3.2. The Client shall also ensure that the premises where Clean Net Service provides the Services are safe for its employees, servants, and agents.

 

  1. Acceptance 

4.1. Upon Clean Net Service receiving written confirmation that the Client accepts the Quotation, Clean Net Service shall use all reasonable endeavors to provide the Services subject to the Quotation and these Conditions. 

4.2. Once the Quotation has been accepted by the Client, it may not be canceled or varied by the Client except with the written agreement of Clean Net Service and on terms that the Client shall indemnify Clean Net Service in full against all loss, costs, damages, charges, and expenses incurred by Clean Net Service as a result of cancellation or variation. 

4.3. No variation to the Conditions shall be binding unless agreed in writing between the Client and Clean Net Service.

 

  1. Charges 

5.1. All prices quoted in the Quotation are valid for the period specified therein or until earlier confirmation by the Client, after which time they may be altered by Clean Net Service. Clean Net Service reserves the right to make periodic or annual pricing adjustments as necessary. 

5.2. The Client shall pay Clean Net Service the Charges and any additional sums agreed upon for the provision of the Services. Charges are invoiced monthly based on the agreed contract rates. 

5.3. All Charges quoted are exclusive of any Value Added Tax (VAT), which shall be payable by the Client at the applicable rate. 

5.4. In case of late payment, Clean Net Service is entitled to charge interest on the outstanding amount as specified in the invoice.

 

  1. Warranties and Liability 

6.1. Clean Net Service warrants that the Services will be provided using reasonable care and skill. 

6.2. Clean Net Service shall not be liable for any indirect, special, or consequential loss or damage, except in cases of negligence leading to death or personal injury. 

6.3. Clean Net Service shall not be liable for any delay or failure due to causes beyond its reasonable control.

 

  1. Termination 

7.1. Either party may terminate the Services provided by Clean Net Service by giving not less than the notice period specified in the Quotation or (12 weeks) prior written notice, whichever is longer, after the initial trial period. 

7.2. Upon termination of the service, all outstanding invoices shall become due immediately, and the final invoice will be raised (in advance). The final invoice and any other outstanding amounts must be paid upon completion of the service and handover of keys.

 

  1. Non-Solicitation 

8.1. The Client shall not, during the term of the Services and for a period of (Six) months after expiry or termination, solicit or engage Clean Net Service’s staff who have been employed or engaged in the provision of the Services (in whole or in part). 
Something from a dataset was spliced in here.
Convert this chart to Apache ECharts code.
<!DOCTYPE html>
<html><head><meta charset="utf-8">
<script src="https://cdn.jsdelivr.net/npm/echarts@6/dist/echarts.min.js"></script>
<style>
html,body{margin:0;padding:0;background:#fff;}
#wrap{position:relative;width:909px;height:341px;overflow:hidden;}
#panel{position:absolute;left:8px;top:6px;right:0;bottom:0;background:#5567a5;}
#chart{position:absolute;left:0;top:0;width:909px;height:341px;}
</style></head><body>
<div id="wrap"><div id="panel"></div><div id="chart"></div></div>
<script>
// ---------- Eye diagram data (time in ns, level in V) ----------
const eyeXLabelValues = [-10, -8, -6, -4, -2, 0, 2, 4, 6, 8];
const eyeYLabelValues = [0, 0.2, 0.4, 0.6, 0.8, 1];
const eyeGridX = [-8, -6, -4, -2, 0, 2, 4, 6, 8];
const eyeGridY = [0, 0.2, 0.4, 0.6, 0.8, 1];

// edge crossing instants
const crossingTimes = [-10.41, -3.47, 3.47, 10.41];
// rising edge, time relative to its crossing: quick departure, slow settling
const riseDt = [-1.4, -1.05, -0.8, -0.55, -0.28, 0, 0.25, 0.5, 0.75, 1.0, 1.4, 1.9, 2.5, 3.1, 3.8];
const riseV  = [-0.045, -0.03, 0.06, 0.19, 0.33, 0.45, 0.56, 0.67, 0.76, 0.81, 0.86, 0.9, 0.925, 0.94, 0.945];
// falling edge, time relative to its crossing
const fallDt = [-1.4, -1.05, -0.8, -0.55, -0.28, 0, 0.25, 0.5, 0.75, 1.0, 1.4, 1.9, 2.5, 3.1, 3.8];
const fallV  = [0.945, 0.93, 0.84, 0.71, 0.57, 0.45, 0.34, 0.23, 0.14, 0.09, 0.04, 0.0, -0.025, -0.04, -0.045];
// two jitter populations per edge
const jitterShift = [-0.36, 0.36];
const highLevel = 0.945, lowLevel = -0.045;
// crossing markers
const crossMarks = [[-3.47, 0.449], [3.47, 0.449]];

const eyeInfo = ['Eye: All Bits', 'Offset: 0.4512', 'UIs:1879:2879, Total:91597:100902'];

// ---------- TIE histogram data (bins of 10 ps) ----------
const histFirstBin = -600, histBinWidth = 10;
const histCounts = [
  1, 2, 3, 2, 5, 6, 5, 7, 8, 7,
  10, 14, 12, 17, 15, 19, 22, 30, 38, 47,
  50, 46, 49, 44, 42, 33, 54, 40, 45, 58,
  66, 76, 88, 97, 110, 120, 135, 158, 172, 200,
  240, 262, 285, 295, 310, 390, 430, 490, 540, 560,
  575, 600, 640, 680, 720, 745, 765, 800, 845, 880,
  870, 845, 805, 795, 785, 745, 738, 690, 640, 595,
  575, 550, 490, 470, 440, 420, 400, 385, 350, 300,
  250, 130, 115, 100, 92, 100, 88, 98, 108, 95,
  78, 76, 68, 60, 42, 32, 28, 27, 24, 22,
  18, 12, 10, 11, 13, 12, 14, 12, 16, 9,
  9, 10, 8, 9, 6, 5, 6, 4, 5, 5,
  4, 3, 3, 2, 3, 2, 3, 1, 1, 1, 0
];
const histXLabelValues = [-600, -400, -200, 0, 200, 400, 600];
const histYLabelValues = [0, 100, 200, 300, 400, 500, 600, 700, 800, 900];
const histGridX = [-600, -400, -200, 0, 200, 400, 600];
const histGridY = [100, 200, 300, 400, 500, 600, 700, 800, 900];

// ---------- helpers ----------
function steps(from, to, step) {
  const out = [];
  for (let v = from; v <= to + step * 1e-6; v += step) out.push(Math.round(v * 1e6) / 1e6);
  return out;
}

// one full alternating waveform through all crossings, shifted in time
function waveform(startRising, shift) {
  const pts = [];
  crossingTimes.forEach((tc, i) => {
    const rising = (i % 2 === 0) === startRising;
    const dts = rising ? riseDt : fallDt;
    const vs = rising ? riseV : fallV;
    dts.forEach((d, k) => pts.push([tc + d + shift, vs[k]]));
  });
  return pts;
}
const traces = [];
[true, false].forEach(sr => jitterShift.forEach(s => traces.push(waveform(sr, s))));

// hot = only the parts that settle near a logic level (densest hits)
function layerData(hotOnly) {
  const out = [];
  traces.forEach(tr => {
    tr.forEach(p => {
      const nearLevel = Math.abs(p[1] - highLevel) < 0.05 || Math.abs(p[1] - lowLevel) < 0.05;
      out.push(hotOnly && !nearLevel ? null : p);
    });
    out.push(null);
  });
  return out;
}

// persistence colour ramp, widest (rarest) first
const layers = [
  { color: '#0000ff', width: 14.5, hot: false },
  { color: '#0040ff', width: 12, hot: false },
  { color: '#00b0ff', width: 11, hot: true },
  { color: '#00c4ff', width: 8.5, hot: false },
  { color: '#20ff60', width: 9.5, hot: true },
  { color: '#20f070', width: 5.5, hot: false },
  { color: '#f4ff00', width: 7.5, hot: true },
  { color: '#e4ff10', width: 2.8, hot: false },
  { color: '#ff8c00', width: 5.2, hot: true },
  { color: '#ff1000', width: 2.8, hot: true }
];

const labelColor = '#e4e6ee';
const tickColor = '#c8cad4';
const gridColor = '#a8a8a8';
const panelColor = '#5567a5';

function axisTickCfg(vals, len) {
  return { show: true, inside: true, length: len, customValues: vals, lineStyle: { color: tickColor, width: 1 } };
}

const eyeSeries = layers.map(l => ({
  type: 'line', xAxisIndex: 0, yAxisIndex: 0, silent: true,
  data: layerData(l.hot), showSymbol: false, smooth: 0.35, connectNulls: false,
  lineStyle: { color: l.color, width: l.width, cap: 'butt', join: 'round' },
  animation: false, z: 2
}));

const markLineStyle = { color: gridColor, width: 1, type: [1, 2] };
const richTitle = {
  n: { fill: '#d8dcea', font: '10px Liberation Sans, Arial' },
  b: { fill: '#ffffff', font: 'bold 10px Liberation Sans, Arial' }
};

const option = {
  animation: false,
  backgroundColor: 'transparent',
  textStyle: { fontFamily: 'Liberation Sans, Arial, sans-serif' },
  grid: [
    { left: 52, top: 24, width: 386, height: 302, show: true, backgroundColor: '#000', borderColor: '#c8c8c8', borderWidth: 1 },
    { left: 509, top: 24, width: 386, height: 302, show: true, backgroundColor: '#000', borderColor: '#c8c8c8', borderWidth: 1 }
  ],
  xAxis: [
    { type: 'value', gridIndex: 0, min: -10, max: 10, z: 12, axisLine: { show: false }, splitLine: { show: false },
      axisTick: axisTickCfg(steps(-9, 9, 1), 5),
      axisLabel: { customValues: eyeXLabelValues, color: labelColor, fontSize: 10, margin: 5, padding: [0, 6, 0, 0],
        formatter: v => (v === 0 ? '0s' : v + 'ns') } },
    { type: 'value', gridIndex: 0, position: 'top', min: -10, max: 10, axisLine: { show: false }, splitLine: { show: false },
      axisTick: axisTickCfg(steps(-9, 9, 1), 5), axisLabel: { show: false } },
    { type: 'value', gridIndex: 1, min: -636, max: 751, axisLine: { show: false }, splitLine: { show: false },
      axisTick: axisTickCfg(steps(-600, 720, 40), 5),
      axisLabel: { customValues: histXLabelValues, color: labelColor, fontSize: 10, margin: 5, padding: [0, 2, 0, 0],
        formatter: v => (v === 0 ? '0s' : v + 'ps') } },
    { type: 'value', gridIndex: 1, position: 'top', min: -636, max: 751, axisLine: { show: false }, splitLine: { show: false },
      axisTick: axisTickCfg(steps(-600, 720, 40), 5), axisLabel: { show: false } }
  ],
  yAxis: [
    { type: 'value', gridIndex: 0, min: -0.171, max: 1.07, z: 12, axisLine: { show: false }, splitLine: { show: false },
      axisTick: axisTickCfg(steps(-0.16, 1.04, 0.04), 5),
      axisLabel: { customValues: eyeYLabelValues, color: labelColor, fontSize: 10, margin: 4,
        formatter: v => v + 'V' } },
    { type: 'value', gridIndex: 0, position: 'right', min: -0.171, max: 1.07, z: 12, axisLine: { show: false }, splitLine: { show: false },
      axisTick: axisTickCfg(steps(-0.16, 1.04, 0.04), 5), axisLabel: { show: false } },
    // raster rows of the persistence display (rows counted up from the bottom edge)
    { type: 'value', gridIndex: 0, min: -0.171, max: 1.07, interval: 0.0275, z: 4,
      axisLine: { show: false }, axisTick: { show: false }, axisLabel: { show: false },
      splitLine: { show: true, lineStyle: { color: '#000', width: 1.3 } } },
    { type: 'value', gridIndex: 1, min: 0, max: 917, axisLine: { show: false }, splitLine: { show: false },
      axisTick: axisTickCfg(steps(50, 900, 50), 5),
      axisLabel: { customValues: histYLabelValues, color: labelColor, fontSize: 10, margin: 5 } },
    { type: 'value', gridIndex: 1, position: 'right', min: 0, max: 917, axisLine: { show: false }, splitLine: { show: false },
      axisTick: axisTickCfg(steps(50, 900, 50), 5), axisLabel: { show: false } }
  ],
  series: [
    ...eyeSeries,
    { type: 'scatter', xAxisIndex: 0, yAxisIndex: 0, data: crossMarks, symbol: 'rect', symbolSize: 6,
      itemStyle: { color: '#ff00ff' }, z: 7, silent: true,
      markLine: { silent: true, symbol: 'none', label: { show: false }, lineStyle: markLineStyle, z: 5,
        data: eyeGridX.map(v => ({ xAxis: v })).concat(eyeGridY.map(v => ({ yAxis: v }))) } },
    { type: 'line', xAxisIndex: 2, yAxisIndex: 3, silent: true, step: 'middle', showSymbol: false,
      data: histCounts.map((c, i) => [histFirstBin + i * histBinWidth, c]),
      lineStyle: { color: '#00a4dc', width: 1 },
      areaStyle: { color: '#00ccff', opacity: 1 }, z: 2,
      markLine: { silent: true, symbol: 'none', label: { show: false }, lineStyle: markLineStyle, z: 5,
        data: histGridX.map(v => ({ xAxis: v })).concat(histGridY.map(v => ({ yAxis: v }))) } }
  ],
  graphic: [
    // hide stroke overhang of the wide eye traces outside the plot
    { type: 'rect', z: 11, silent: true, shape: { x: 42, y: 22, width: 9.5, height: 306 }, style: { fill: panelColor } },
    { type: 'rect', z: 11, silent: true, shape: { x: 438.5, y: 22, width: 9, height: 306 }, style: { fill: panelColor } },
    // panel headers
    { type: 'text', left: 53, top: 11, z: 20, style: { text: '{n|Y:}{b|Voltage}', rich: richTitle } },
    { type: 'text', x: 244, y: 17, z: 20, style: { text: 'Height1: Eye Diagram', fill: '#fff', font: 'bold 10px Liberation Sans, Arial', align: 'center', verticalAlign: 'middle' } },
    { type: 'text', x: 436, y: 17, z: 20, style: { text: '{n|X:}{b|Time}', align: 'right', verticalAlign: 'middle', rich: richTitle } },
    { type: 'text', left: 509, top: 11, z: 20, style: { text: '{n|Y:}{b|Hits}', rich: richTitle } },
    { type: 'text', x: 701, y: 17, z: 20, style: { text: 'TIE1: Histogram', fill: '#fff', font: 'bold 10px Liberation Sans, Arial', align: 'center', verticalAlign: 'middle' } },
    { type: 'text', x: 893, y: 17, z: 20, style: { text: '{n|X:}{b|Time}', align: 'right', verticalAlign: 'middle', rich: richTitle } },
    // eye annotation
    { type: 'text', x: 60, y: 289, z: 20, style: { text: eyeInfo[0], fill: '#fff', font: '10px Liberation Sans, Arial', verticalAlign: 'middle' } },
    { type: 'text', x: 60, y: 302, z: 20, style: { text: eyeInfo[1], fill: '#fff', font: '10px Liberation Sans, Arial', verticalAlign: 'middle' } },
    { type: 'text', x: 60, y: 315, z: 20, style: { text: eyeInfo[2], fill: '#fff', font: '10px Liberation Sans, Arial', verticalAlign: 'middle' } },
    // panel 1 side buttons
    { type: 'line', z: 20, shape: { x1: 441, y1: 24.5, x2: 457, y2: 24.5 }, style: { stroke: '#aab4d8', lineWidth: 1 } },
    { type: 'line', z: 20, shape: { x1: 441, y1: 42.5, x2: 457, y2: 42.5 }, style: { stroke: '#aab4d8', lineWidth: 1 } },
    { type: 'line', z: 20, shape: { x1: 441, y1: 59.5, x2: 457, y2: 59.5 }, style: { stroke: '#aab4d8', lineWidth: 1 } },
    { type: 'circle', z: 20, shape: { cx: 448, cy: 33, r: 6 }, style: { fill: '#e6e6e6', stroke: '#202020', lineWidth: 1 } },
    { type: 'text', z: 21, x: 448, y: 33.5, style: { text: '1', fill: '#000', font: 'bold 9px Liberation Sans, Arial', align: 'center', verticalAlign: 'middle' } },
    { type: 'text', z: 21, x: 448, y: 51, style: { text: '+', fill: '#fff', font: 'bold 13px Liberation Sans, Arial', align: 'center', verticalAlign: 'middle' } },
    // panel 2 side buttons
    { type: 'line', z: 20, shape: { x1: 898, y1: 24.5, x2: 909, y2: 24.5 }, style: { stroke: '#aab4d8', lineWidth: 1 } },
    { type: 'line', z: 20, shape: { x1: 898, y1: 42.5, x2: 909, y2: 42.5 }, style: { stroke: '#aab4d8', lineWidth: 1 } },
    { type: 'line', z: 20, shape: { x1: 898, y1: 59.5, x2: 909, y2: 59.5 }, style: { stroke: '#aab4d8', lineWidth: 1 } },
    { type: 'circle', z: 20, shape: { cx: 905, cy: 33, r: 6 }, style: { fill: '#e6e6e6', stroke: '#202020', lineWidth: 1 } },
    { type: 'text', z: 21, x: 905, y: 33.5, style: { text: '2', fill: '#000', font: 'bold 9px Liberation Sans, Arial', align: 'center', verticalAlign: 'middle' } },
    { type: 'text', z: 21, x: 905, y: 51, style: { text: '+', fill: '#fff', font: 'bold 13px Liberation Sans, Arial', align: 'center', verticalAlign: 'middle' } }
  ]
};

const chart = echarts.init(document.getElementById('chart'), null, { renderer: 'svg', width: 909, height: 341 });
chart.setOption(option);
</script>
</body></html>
8.2. In the event that the Client breaches clause 

8.1, the Client shall either pay a “temp to perm” recruitment fee based on the annual salary of each employee or indemnify Clean Net Service against all costs, claims, and expenses resulting from such breach, including the costs incurred in employing a substitute person.

 

  1. General 

9.1. These Conditions, together with the Quotation, constitute the entire agreement between the parties, superseding any previous agreement or understanding. All other terms and conditions, express or implied by statute or otherwise, are excluded to the fullest extent permitted by law. 

9.2. Any notice required or permitted to be given by either party to the other under these Conditions shall be in writing and addressed to the other party at its registered office or principal place of business or such other address as may have been notified. 

9.3. No failure or delay by either party in exercising any of its rights under these Conditions shall be deemed a waiver of that right, and no waiver of any breach of the Conditions shall be considered a waiver of any subsequent breach. 

9.4. If any provision of these Conditions is held invalid or unenforceable, the validity of the other provisions and the remainder of the provision in question shall not be affected. 

9.5. Clean Net Service may assign or transfer its rights and obligations under these Conditions. 

9.6. English law shall apply to the contract, and the parties agree to submit to the non-exclusive jurisdiction of the English courts. 9.7. These Terms and Conditions do not create any third-party rights under the Contracts (Rights of Third Parties) Act 1999.